## START
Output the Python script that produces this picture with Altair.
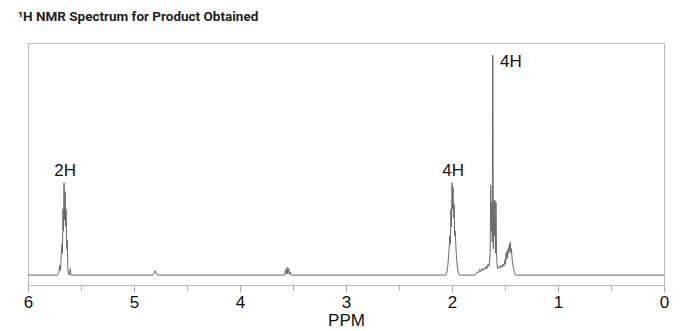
import altair as alt
import pandas as pd

# Spectrum trace (chemical shift in ppm, relative intensity)
ppm = [6.00, 5.72, 5.71, 5.70, 5.695, 5.69, 5.68, 5.675, 5.67, 5.665, 5.66, 5.655, 5.65, 5.645,
       5.64, 5.635, 5.63, 5.625, 5.62, 5.61, 5.60, 5.595,
       4.82, 4.80, 4.78,
       3.58, 3.57, 3.565, 3.555, 3.55, 3.54, 3.535, 3.525, 3.52,
       2.06, 2.05, 2.04, 2.03, 2.02, 2.015, 2.01, 2.005, 2.00, 1.995, 1.99, 1.985, 1.98, 1.975,
       1.97, 1.96, 1.95, 1.94, 1.93,
       1.78, 1.76, 1.75, 1.74, 1.73, 1.72, 1.71, 1.70, 1.69, 1.68, 1.67, 1.66, 1.65, 1.64,
       1.635, 1.63, 1.625, 1.62, 1.615, 1.61, 1.605, 1.60, 1.595, 1.59, 1.585, 1.58, 1.575,
       1.57, 1.56, 1.55, 1.54, 1.53, 1.52, 1.51, 1.50, 1.495, 1.49, 1.485, 1.48, 1.475, 1.47,
       1.465, 1.46, 1.455, 1.45, 1.445, 1.44, 1.43, 1.42, 1.41, 1.40, 0.00]
intensity = [0, 0, 1, 4.5, 2, 6, 14, 10, 30, 20, 42, 25, 38, 22,
             30, 12, 16, 4, 1, 0, 3, 0,
             0, 2, 0,
             0, 2.5, 0.5, 3.5, 0.5, 3, 0.5, 1.5, 0,
             0, 1, 4, 10, 18, 14, 30, 22, 42, 30, 40, 26, 32, 18,
             20, 10, 4, 1, 0,
             0, 1.5, 1, 2.5, 1.5, 3, 2, 3, 2.5, 4, 3, 5, 4, 10,
             41, 20, 33, 15, 100, 12, 34, 18, 34, 10, 33, 10, 5,
             3, 4, 3, 4.5, 3.5, 5, 4, 7, 5, 10, 7, 11, 8, 12,
             10, 14, 11, 15, 10, 12, 6, 3, 1, 0, 0]

# Integration labels
label_text = ["2H", "4H", "4H"]
label_ppm = [5.65, 1.99, 1.445]
label_height = [47.5, 47.5, 97]

tick_values = [0, 0.5, 1, 1.5, 2, 2.5, 3, 3.5, 4, 4.5, 5, 5.5, 6]

spec = pd.DataFrame({"ppm": ppm, "intensity": intensity})
labels = pd.DataFrame({"text": label_text, "ppm": label_ppm, "h": label_height})

xscale = alt.Scale(domain=[0, 6], reverse=True, nice=False, zero=False)
yscale = alt.Scale(domain=[-4.5, 105.5], nice=False, zero=False)

xaxis = alt.Axis(
    title="PPM",
    values=tick_values,
    labelExpr="datum.value % 1 === 0 ? format(datum.value, 'd') : ''",
    tickSize={"condition": {"test": "datum.value % 1 !== 0", "value": 5}, "value": 7},
    tickColor="#aaaaaa",
    domainColor="#bbbbbb",
    grid=False,
    labelFont="Liberation Sans",
    labelFontSize=17,
    labelColor="#111111",
    labelPadding=2,
    labelFlush=False,
    labelOverlap=False,
    titleFont="Liberation Sans",
    titleFontSize=17,
    titleFontWeight="normal",
    titleColor="#111111",
    titlePadding=2,
)

line = alt.Chart(spec).mark_line(color="#6a6a6a", strokeWidth=1, interpolate="linear").encode(
    x=alt.X("ppm:Q", scale=xscale, axis=xaxis),
    y=alt.Y("intensity:Q", scale=yscale, axis=None),
)

text = alt.Chart(labels).mark_text(
    font="Liberation Sans", fontSize=17, color="#111111", baseline="middle", align="center"
).encode(
    x=alt.X("ppm:Q", scale=xscale),
    y=alt.Y("h:Q", scale=yscale),
    text="text:N",
)

chart = alt.layer(line, text).properties(
    width=636,
    height=242,
    autosize=alt.AutoSizeParams(type="none"),
    padding={"left": 28, "top": 43, "right": 36, "bottom": 46},
    title=alt.TitleParams(
        text="¹H NMR Spectrum for Product Obtained",
        anchor="start",
        frame="group",
        dx=-10,
        offset=20,
        font="Roboto",
        fontSize=13.5,
        fontWeight="bold",
        color="#222222",
    ),
).configure_view(stroke="#bbbbbb", strokeWidth=1)

chart.save("out.html", embed_options={"renderer": "svg", "actions": False})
## END
# Problem details
Write out nothing but the lines from the start of the data through the line with "import pandas as pd". Leave out the pictures.

# Full output
Output the Python script that produces this picture with Altair.
import altair as alt
import pandas as pd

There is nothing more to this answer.